Elsworth moved from his Hampshire hall of excellence at Whitsbury and entered an alliance with the owner Peter Bolton at the Dorset base of Whitcombe Manor. Then the number of horses dropped off. And a similar thing happened to the trainer himself. "While I wouldn't say I was semi- retired I didn't perhaps work as hard as I should have down there," he says. "A lot of my owners preferred and associated themselves with Whitsbury and people didn't send me as many horses.

"Maybe I lost a little bit of my public relations. Perhaps I didn't work as hard. Maybe I got tired. But if you don't win races people don't send you horses. You've got to keep hustling, getting out there in the market and buying yearlings and persuading people to part with their money. That can be hard work.

"I'm not bitchy enough to mention trainers by name, but some people court publicity and if they have a winner they can't stop banging on about it. I'm not the most modest man in the world, and I would have thought at my stage of life and the number of winners I'd had, you wouldn't have to do all that. You can either train horses or you can't.

"But if you don't go out and hustle for horses people forget you after a couple of years. I keep reminding myself, and anyone that will still listen to me, that a few years ago at the end of the Eighties I was champion jumps trainer and fourth on the Flat. It just shows what a fickle business racing is. People very soon forget."

It may be true that Elsworth has more chips than Silicon Valley but, in the end, it was a bloody-minded belief that everyone else was stealing his glory that put smelling salts to his career. "I had more leisure time down there and enjoyed my shooting and Dorset itself," he says. "But then I started to feel left out. It was my ego. I missed it.

"I didn't feel finished, but I did notice my picture wasn't in the papers as much as Frankie Dettori's."

Eighteen months ago the drawbridge once again came down at Elzy's Camelot as the trainer returned to Whitsbury. Slowly, the results have started to come again and so has the line of journalists leading to the great man's door.

The scribblers have always liked Elsworth. He talks freely and with acerbity from behind Jack Duckworth glasses that have an arm missing. He takes them down to The Cartwheel for a pork sandwich and pints of bitter. Once again they have found this package irresistible. The trainer, though, has never found it as easy to impress owners.

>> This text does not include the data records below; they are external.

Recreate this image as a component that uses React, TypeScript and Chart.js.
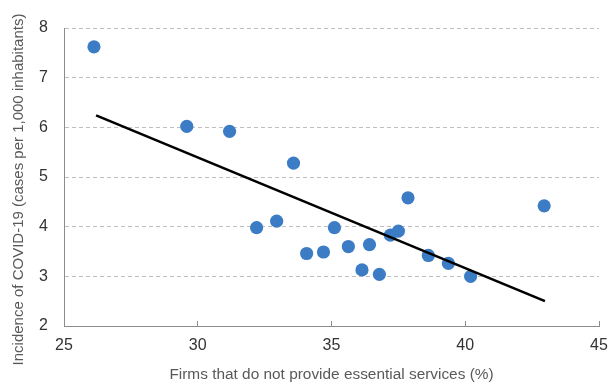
import React, { useEffect, useRef } from "react";
import { Chart, registerables } from "chart.js";

Chart.register(...registerables);

const firmsPct = [26.12, 29.59, 31.19, 33.58, 32.2, 32.95, 34.07, 34.7, 35.11, 35.63, 36.14, 36.42, 36.79, 37.2, 37.5, 37.86, 38.62, 39.37, 40.2, 42.95];
const incidence = [7.62, 6.02, 5.92, 5.28, 3.98, 4.11, 3.46, 3.49, 3.98, 3.6, 3.13, 3.64, 3.04, 3.83, 3.91, 4.58, 3.42, 3.26, 3.0, 4.42];
const trendX = [26.2, 42.98];
const trendY = [6.24, 2.5];
const xTicks = [25, 30, 35, 40, 45];
const yTicks = [2, 3, 4, 5, 6, 7, 8];

const FONT = "'Liberation Sans', Arial, sans-serif";

export default function App() {
  const ref = useRef<HTMLCanvasElement | null>(null);
  useEffect(() => {
    document.body.style.margin = "0";
    const ctx = ref.current!;
    const chart = new Chart(ctx, {
      type: "scatter",
      data: {
        datasets: [
          {
            label: "Regions",
            data: firmsPct.map((x, i) => ({ x, y: incidence[i] })),
            backgroundColor: "#3b7cc4",
            borderWidth: 0,
            pointRadius: 6.6,
            order: 1,
          },
          {
            type: "line",
            label: "Trend",
            data: trendX.map((x, i) => ({ x, y: trendY[i] })),
            borderColor: "#000000",
            borderWidth: 2.6,
            pointRadius: 0,
            fill: false,
            order: 0,
          },
        ],
      },
      options: {
        responsive: false,
        animation: false,
        layout: { padding: { top: 28, right: 16, left: 0, bottom: 0 } },
        plugins: { legend: { display: false }, tooltip: { enabled: false } },
        scales: {
          x: {
            type: "linear",
            min: 25,
            max: 45,
            afterBuildTicks: (s: any) => {
              s.ticks = xTicks.map((v) => ({ value: v }));
            },
            afterFit: (s: any) => {
              s.height = 59;
              s.paddingRight = 0;
              s.paddingLeft = 0;
            },
            grid: {
              drawOnChartArea: false,
              drawTicks: true,
              tickLength: -5,
              color: "#8c8c8c",
            },
            border: { display: true, color: "#8c8c8c", width: 1 },
            ticks: {
              color: "#333333",
              font: { family: FONT, size: 16 },
              padding: 15,
              maxRotation: 0,
            },
            title: {
              display: true,
              text: "Firms that do not provide essential services (%)",
              color: "#595959",
              font: { family: FONT, size: 15.4 },
              padding: { top: 4, bottom: 1 },
            },
          },
          y: {
            type: "linear",
            min: 2,
            max: 8,
            afterBuildTicks: (s: any) => {
              s.ticks = yTicks.map((v) => ({ value: v }));
            },
            afterFit: (s: any) => {
              s.width = 64;
            },
            grid: {
              drawTicks: false,
              color: (c: any) => (c.tick && c.tick.value === 2 ? "rgba(0,0,0,0)" : "#bfbfbf"),
              lineWidth: 1,
            },
            border: { display: true, color: "#8c8c8c", width: 1, dash: [4, 3] } as any,
            ticks: {
              color: "#333333",
              font: { family: FONT, size: 16 },
              padding: 16,
            },
            title: {
              display: true,
              text: "Incidence of COVID-19 (cases per 1,000 inhabitants)      ",
              color: "#595959",
              font: { family: FONT, size: 15 },
              padding: { top: 10, bottom: 0 },
            },
          },
        },
      },
    });
    return () => chart.destroy();
  }, []);
  return (
    <div style={{ width: 615, height: 385, position: "relative", background: "#fff" }}>
      <canvas ref={ref} width={615} height={385} style={{ width: 615, height: 385 }} />
    </div>
  );
}
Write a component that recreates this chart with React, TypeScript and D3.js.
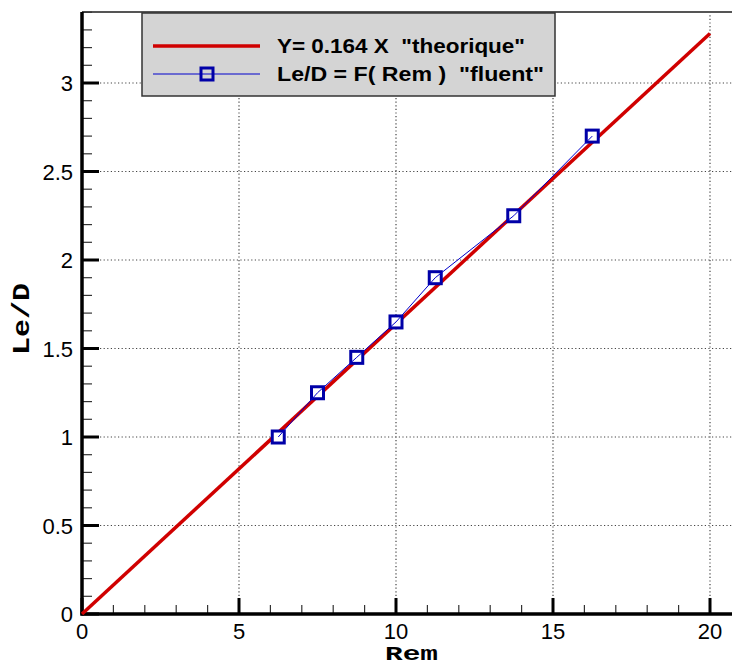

"To make a top trainer you probably need someone with good public relations, a charming fellow who people like because he entertains them and he's successful," he says. "If you're a crotchety old bugger, who's short-tempered with everybody and doesn't give owners any fun then they're not going to have horses with old Elsworth. But I've always believed the best place to advertise is in the results column."

Elsworth has been aggrieved almost continually for the last 20 years that he has not been among the bright, shiny things entrusted with good horses by the Maktoum family. "If I was more of a diplomat and a little more like some of my colleagues I would say lovely things about the Arabs and how it was my ambition to train for the lovely maroon and white silks," he says. "But I don't have to suck up to them. And they're not very worried about me.

"It does frustrate me when I can't get hold of any of their horses, but then it does give me a great deal of pleasure when we're lucky enough to beat them. It's nice that we can compete.

"I did actually train for the Maktoum family for a while but, by the end, I was getting horses that had had problems and were coming to me late. I said to the management that if they could not send me anything better there was no point sending me anything at all. They took me at my word."

Now it is David Elsworth's intention to once again advertise his talents at a Royal Ascot meeting that has served him so well in the past. Most of all he would like to win the Gold Cup with another outstanding figure in racing, the massive Persian Punch, who looks like a horse who should be in a rutted field, pulling along a plough and a line of seagulls. But he'll take any success to prove, at 58, that Elzy can still cut it. "I could do with a few winners at Ascot if I want to get 30 yearlings next year," he says. "This game's like show business and you've got to beat the drum.

"I don't regret anything I've done in the past. All experience in life is good for you, even the things you wished hadn't happened. I'm working harder now than I have for a long time and I'm enjoying it. I'm enjoying winning. It's good to win. I need to win."